Wednesday, March 6, 2013

Review: The Fortifications of Ancient Egypt by Carola Vogel

Title: The Fortifications of Ancient Egypt: 3000-1780 BC
Author: Carola Vogel
Genre: History / Architecture
Publisher: Osprey
Published: 2010
Pages: 64

Rating: 6 out of 10

I recently found myself in possession of hundreds and hundreds of Osprey books, which appear to all explore very specific military, war, battle, soldier, and other such army/war matters via short books on each topic.
Since Ancient Egypt is my favorite time period ever, I picked up this one as my first Osprey read.

I love how they include drawings in the book. Many non-fiction ancient history books seem to do their utmost not to include drawings. I understand that it is also very informative to show photos of ruins, or of hieroglyphs on rock walls, but drawings are simply far more helpful. In an age that left us behind no photos, I would think that drawings would be what authors and publishers automatically fall back on, but bafflingly, it isn't, I guess. The drawings here were helpful and I loved studying them.

The text was dry, including a lot of numbers as they gave the measurements of every single fortress, bridge, wall, and building, it seemed. It also jumped around quite a lot. The book contained a very long poem written by an Egyptian to the hawk god Horus. I was interested, but it seemed to be a space-filler due to its length. I wouldn't call the writing very good at all.
For being focused on such a narrow topic, though, this book is still informative. There is a helpful map showing both modern and ancient sites in Egypt, a chronological time chart of military events, and a map of the Nubian kingdom as well (relevant because the Nubians were a major concern to Ancient Egyptians, as they were constantly trying to invade their borders or rebel against their conquerors). I also liked that at the very beginning, the author tells us exactly where she got her information from, and it seems to be pretty hands on. Instead of giving us a long list of other books, she gives a list of ruined ancient sites, actual hieroglyphic records, tombs, and other such things.
Maybe she isn't the best writer, but I'm comforted in knowing that she is a good researcher.

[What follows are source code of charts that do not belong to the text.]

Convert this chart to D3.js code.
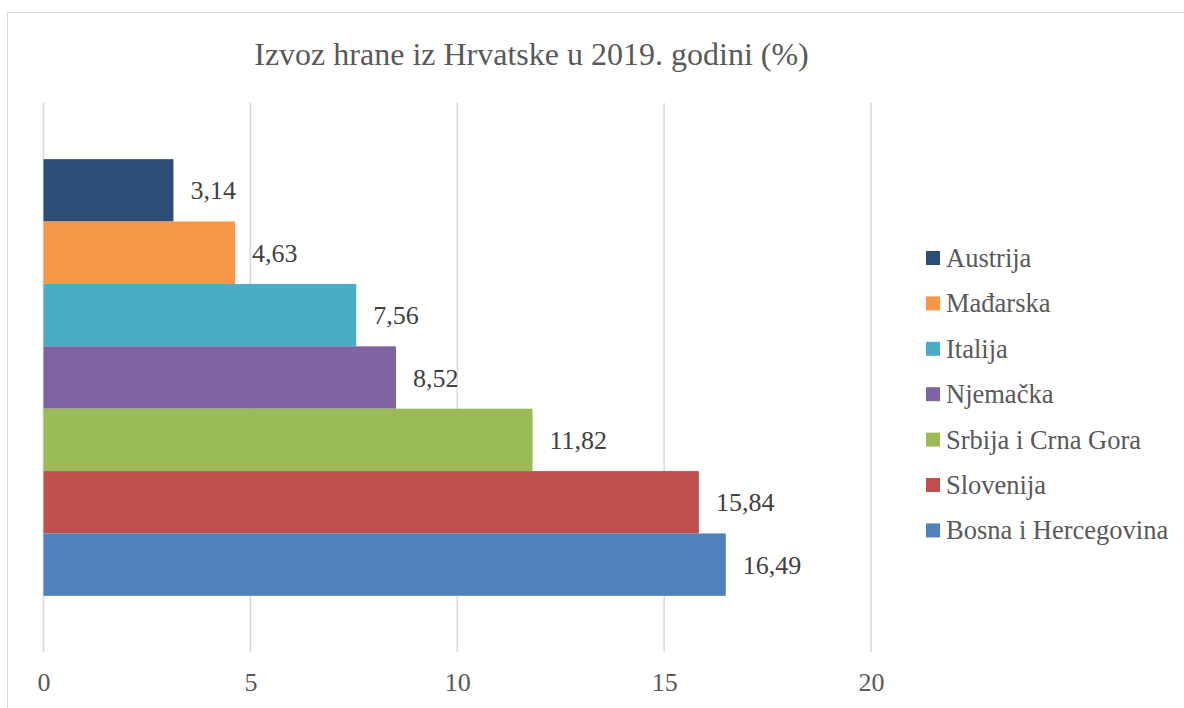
<!DOCTYPE html>
<html>
<head>
<meta charset="utf-8">
<script src="https://d3js.org/d3.v7.min.js"></script>
<style>
  body { margin: 0; background: #fff; }
  svg { display: block; }
</style>
</head>
<body>
<div id="chart"></div>
<script>
// data, top to bottom as drawn
var countries = ['Austrija', 'Mađarska', 'Italija', 'Njemačka', 'Srbija i Crna Gora', 'Slovenija', 'Bosna i Hercegovina']
var values = [3.14, 4.63, 7.56, 8.52, 11.82, 15.84, 16.49]
var colors = ['#2c4d75', '#f79646', '#4bacc6', '#8064a2', '#9bbb59', '#c0504d', '#4f81bd']
var ticks = [0, 5, 10, 15, 20]
var title = 'Izvoz hrane iz Hrvatske u 2019. godini (%)'

var width = 1184
var height = 708
var font = '"Liberation Serif", "Times New Roman", serif'

var svg = d3.select('#chart').append('svg')
    .attr('width', width)
    .attr('height', height)

// chart frame (cut by the window at right and bottom)
svg.append('rect')
    .attr('x', 7.5).attr('y', 12.5)
    .attr('width', width + 10).attr('height', height + 10)
    .attr('fill', '#fff')
    .attr('stroke', '#d9d9d9')

var x = d3.scaleLinear().domain([0, 20]).range([43.5, 871])
var y = d3.scaleBand().domain(countries).range([103, 652]).paddingInner(0).paddingOuter(0.9)

// gridlines
svg.append('g')
    .selectAll('line')
    .data(ticks)
    .join('line')
    .attr('x1', d => x(d)).attr('x2', d => x(d))
    .attr('y1', 103).attr('y2', 652)
    .attr('stroke', '#d9d9d9')
    .attr('stroke-width', 1.5)

// axis labels
var axis = d3.axisBottom(x).tickValues(ticks).tickSize(0).tickPadding(0)
var ax = svg.append('g').attr('transform', 'translate(0, 673)').call(axis)
ax.select('.domain').remove()
ax.selectAll('text')
    .attr('font-family', font)
    .attr('font-size', 26)
    .attr('fill', '#595959')

// bars
svg.append('g')
    .selectAll('rect')
    .data(countries)
    .join('rect')
    .attr('x', x(0))
    .attr('y', d => y(d))
    .attr('width', (d, i) => x(values[i]) - x(0))
    .attr('height', y.bandwidth())
    .attr('fill', (d, i) => colors[i])

// value labels
svg.append('g')
    .selectAll('text')
    .data(countries)
    .join('text')
    .attr('x', (d, i) => x(values[i]) + 17)
    .attr('y', d => y(d) + y.bandwidth() / 2 + 9)
    .attr('font-family', font)
    .attr('font-size', 26)
    .attr('fill', '#404040')
    .text((d, i) => values[i].toFixed(2).replace('.', ','))

// title
svg.append('text')
    .attr('x', 531.5)
    .attr('y', 65)
    .attr('text-anchor', 'middle')
    .attr('font-family', font)
    .attr('font-size', 32)
    .attr('fill', '#595959')
    .text(title)

// legend
var legend = svg.append('g')
    .selectAll('g')
    .data(countries)
    .join('g')
    .attr('transform', (d, i) => 'translate(926, ' + (258 + i * 45.4) + ')')
legend.append('rect')
    .attr('x', 0).attr('y', -7)
    .attr('width', 14).attr('height', 14)
    .attr('fill', (d, i) => colors[i])
legend.append('text')
    .attr('x', 20)
    .attr('y', 9)
    .attr('font-family', font)
    .attr('font-size', 26.5)
    .attr('fill', '#595959')
    .text(d => d)
</script>
</body>
</html>
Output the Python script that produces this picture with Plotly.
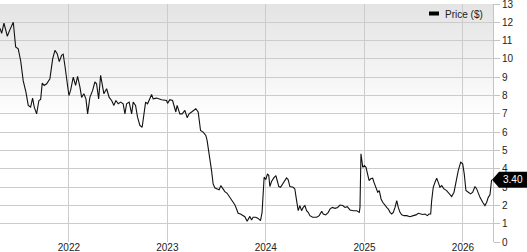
import numpy as np
import pandas as pd
import plotly.graph_objects as go

# Position along time axis (decimal years)
year_pos = [
    2021.300, 2021.317, 2021.340, 2021.374, 2021.401, 2021.435, 2021.459, 2021.485, 2021.510, 2021.536,
    2021.563, 2021.587, 2021.611, 2021.631, 2021.648, 2021.672, 2021.695, 2021.713, 2021.729, 2021.749,
    2021.774, 2021.807, 2021.835, 2021.858, 2021.881, 2021.902, 2021.926, 2021.942, 2021.959, 2021.977,
    2022.000, 2022.017, 2022.044, 2022.068, 2022.088, 2022.112, 2022.129, 2022.152, 2022.173, 2022.190,
    2022.213, 2022.241, 2022.264, 2022.281, 2022.302, 2022.322, 2022.355, 2022.383, 2022.409, 2022.434,
    2022.457, 2022.477, 2022.501, 2022.525, 2022.551, 2022.569, 2022.586, 2022.612, 2022.637, 2022.653,
    2022.677, 2022.697, 2022.721, 2022.744, 2022.764, 2022.779, 2022.799, 2022.815, 2022.840, 2022.856,
    2022.890, 2022.941, 2022.992, 2023.002, 2023.025, 2023.053, 2023.086, 2023.099, 2023.127, 2023.150,
    2023.178, 2023.201, 2023.221, 2023.246, 2023.269, 2023.289, 2023.313, 2023.337, 2023.363, 2023.391,
    2023.404, 2023.414, 2023.431, 2023.449, 2023.465, 2023.482, 2023.506, 2023.526, 2023.543, 2023.566,
    2023.584, 2023.607, 2023.635, 2023.662, 2023.685, 2023.703, 2023.719, 2023.743, 2023.763, 2023.787,
    2023.810, 2023.827, 2023.838, 2023.855, 2023.871, 2023.898, 2023.922, 2023.946, 2023.962, 2023.983,
    2024.000, 2024.017, 2024.030, 2024.041, 2024.058, 2024.081, 2024.102, 2024.115, 2024.132, 2024.149,
    2024.170, 2024.193, 2024.210, 2024.226, 2024.244, 2024.277, 2024.294, 2024.312, 2024.328, 2024.345,
    2024.362, 2024.379, 2024.396, 2024.413, 2024.429, 2024.447, 2024.474, 2024.515, 2024.541, 2024.566,
    2024.582, 2024.606, 2024.633, 2024.650, 2024.673, 2024.701, 2024.728, 2024.751, 2024.779, 2024.802,
    2024.825, 2024.853, 2024.886, 2024.921, 2024.947, 2024.954, 2024.964, 2024.982, 2024.998, 2025.015,
    2025.032, 2025.046, 2025.063, 2025.083, 2025.096, 2025.117, 2025.134, 2025.150, 2025.168, 2025.185,
    2025.208, 2025.225, 2025.242, 2025.259, 2025.276, 2025.292, 2025.310, 2025.327, 2025.343, 2025.360,
    2025.378, 2025.401, 2025.428, 2025.462, 2025.495, 2025.523, 2025.546, 2025.563, 2025.591, 2025.614,
    2025.638, 2025.655, 2025.672, 2025.682, 2025.698, 2025.716, 2025.733, 2025.749, 2025.766, 2025.784,
    2025.807, 2025.834, 2025.861, 2025.885, 2025.909, 2025.929, 2025.952, 2025.977, 2025.997, 2026.013,
    2026.030, 2026.054, 2026.078, 2026.099, 2026.122, 2026.139, 2026.155, 2026.173, 2026.200, 2026.223,
    2026.241, 2026.257, 2026.274, 2026.291,
]

price = [
    11.67, 11.40, 11.96, 11.24, 11.60, 12.00, 10.65, 10.55, 9.90, 8.80,
    8.20, 7.46, 7.37, 7.86, 7.37, 7.00, 7.73, 7.79, 8.68, 8.55,
    8.64, 8.92, 10.00, 10.47, 10.29, 9.85, 10.20, 10.26, 9.64, 8.82,
    8.00, 8.28, 9.00, 8.55, 9.05, 8.46, 7.90, 8.10, 7.82, 7.00,
    7.90, 8.28, 8.74, 8.64, 7.82, 9.10, 8.10, 8.37, 7.90, 7.73,
    7.46, 7.73, 7.55, 7.64, 7.55, 7.00, 7.55, 7.64, 7.00, 7.64,
    7.46, 6.82, 6.37, 6.27, 7.00, 7.64, 7.55, 7.73, 8.06, 7.82,
    7.86, 7.77, 7.73, 7.57, 7.77, 7.73, 7.10, 7.46, 7.00, 7.00,
    7.19, 6.79, 7.00, 7.10, 7.19, 7.28, 7.10, 6.09, 6.00, 5.82,
    5.54, 5.18, 4.72, 3.90, 3.17, 2.96, 2.90, 2.85, 3.08, 2.90,
    2.75, 2.66, 2.44, 2.26, 2.04, 1.80, 1.57, 1.53, 1.48, 1.38,
    1.13, 1.31, 1.40, 1.20, 1.35, 1.35, 1.29, 1.17, 1.62, 3.54,
    3.41, 3.72, 3.63, 3.03, 3.30, 3.50, 3.63, 3.36, 3.03, 2.99,
    3.17, 3.36, 3.50, 3.41, 3.03, 2.99, 2.90, 2.26, 1.71, 1.99,
    1.71, 1.89, 1.99, 1.71, 1.62, 1.44, 1.35, 1.35, 1.44, 1.68,
    1.53, 1.48, 1.62, 1.80, 1.89, 1.84, 1.89, 2.02, 1.99, 1.89,
    1.93, 1.75, 1.71, 1.71, 1.62, 1.89, 4.82, 4.08, 4.18, 4.08,
    3.72, 3.36, 3.45, 3.48, 3.26, 2.99, 2.72, 2.81, 2.35, 2.17,
    1.99, 1.89, 1.80, 1.62, 1.53, 1.62, 1.89, 2.26, 1.89, 1.62,
    1.49, 1.44, 1.44, 1.38, 1.44, 1.48, 1.57, 1.53, 1.50, 1.53,
    1.44, 1.53, 1.53, 2.26, 2.99, 3.26, 3.48, 3.26, 2.99, 3.08,
    2.90, 2.81, 2.63, 2.48, 2.72, 3.26, 3.90, 4.36, 4.27, 3.72,
    2.81, 2.72, 2.63, 2.72, 3.03, 2.90, 2.63, 2.44, 2.17, 1.99,
    2.17, 2.44, 2.58, 3.40,
]

year_ticks = [2022, 2023, 2024, 2025, 2026]
x_range_years = [2021.300, 2026.305]
y_ticks = list(range(0, 14))
series_name = "Price ($)"


def to_date(t):
    y = int(np.floor(t))
    start = pd.Timestamp(year=y, month=1, day=1)
    span = (pd.Timestamp(year=y + 1, month=1, day=1) - start).days
    return start + pd.Timedelta(days=(t - y) * span)


dates = [to_date(t) for t in year_pos]
y_min, y_max = 0, 13

fig = go.Figure()
fig.add_trace(go.Scatter(
    x=dates, y=price, mode="lines", name=series_name,
    line=dict(color="#111111", width=1.1), showlegend=False,
))

shapes = []
# vertical background gradient (grey at top fading to white)
g0 = 0.52
n = 40
top = np.array([0xe4, 0xe4, 0xe4])
white = np.array([255, 255, 255])
for i in range(n):
    f = (i + 1) / n
    c = (white + (top - white) * f).round().astype(int)
    shapes.append(dict(
        type="rect", xref="paper", yref="paper", layer="below",
        x0=0, x1=1, y0=g0 + (1 - g0) * i / n, y1=1,
        fillcolor=f"rgb({c[0]},{c[1]},{c[2]})", line=dict(width=0),
    ))

# legend swatch
shapes.append(dict(
    type="rect", xref="paper", yref="paper", layer="above",
    xsizemode="pixel", ysizemode="pixel", xanchor=429 / 493, yanchor=1,
    x0=0, x1=10, y0=-7.5, y1=-11.5,
    fillcolor="#000000", line=dict(width=0),
))

# last price tag
last = price[-1]
shapes.append(dict(
    type="path", xref="paper", yref="paper", layer="above",
    xsizemode="pixel", ysizemode="pixel", xanchor=1, yanchor=(last - y_min) / (y_max - y_min),
    path="M -1,0 L 6,8 L 36,8 L 36,-8 L 6,-8 Z",
    fillcolor="#000000", line=dict(width=0),
))

annotations = [
    dict(xref="paper", yref="y", x=1, y=last, xanchor="left", yanchor="middle",
         xshift=8, text=f"{last:.2f}", showarrow=False,
         font=dict(family="Liberation Sans, Arial, sans-serif", size=10, color="#ffffff")),
    dict(xref="paper", yref="paper", x=443 / 493, y=1, xanchor="left", yanchor="middle",
         yshift=-10, text=series_name, showarrow=False,
         font=dict(family="Liberation Sans, Arial, sans-serif", size=10, color="#222222")),
]

fig.update_layout(
    width=527, height=252,
    margin=dict(l=0, r=34, t=4, b=10, autoexpand=False),
    paper_bgcolor="#ffffff", plot_bgcolor="#ffffff",
    font=dict(family="Liberation Sans, Arial, sans-serif", size=10, color="#222222"),
    shapes=shapes, annotations=annotations,
    xaxis=dict(
        type="date",
        range=[to_date(x_range_years[0]), to_date(x_range_years[1])],
        tickvals=[pd.Timestamp(year=y, month=1, day=1) for y in year_ticks],
        ticktext=[str(y) for y in year_ticks],
        showgrid=True, gridcolor="#cccccc", gridwidth=1,
        ticks="", showline=False, zeroline=False,
        tickfont=dict(size=10, color="#222222"),
        ticklabelstandoff=-2, ticklabeloverflow="allow",
        automargin=False,
    ),
    yaxis=dict(
        range=[y_min, y_max], side="right",
        tickvals=y_ticks, ticktext=[str(v) for v in y_ticks],
        showgrid=True, gridcolor="#cccccc", gridwidth=1,
        ticks="outside", ticklen=6, tickcolor="#c4c4c4",
        showline=True, linecolor="#c4c4c4", zeroline=False,
        tickfont=dict(size=10, color="#222222"),
        ticklabeloverflow="allow",
        automargin=False,
    ),
    showlegend=False,
)

fig.write_html("out.html")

All in all, I will be reading more of the huge pile of Osprey books I now have. If you need to know exactly how tall an ancient Egyptian fort was somewhere between 3000 - 1780 BC, this is the perfect book to tell you all about it.
Pretty specific, probably too much so to be of interest to just anyone in general, but I learned a few things. Who would have guessed that Egyptians actually built mud-slides to haul ships for short distances over the desert?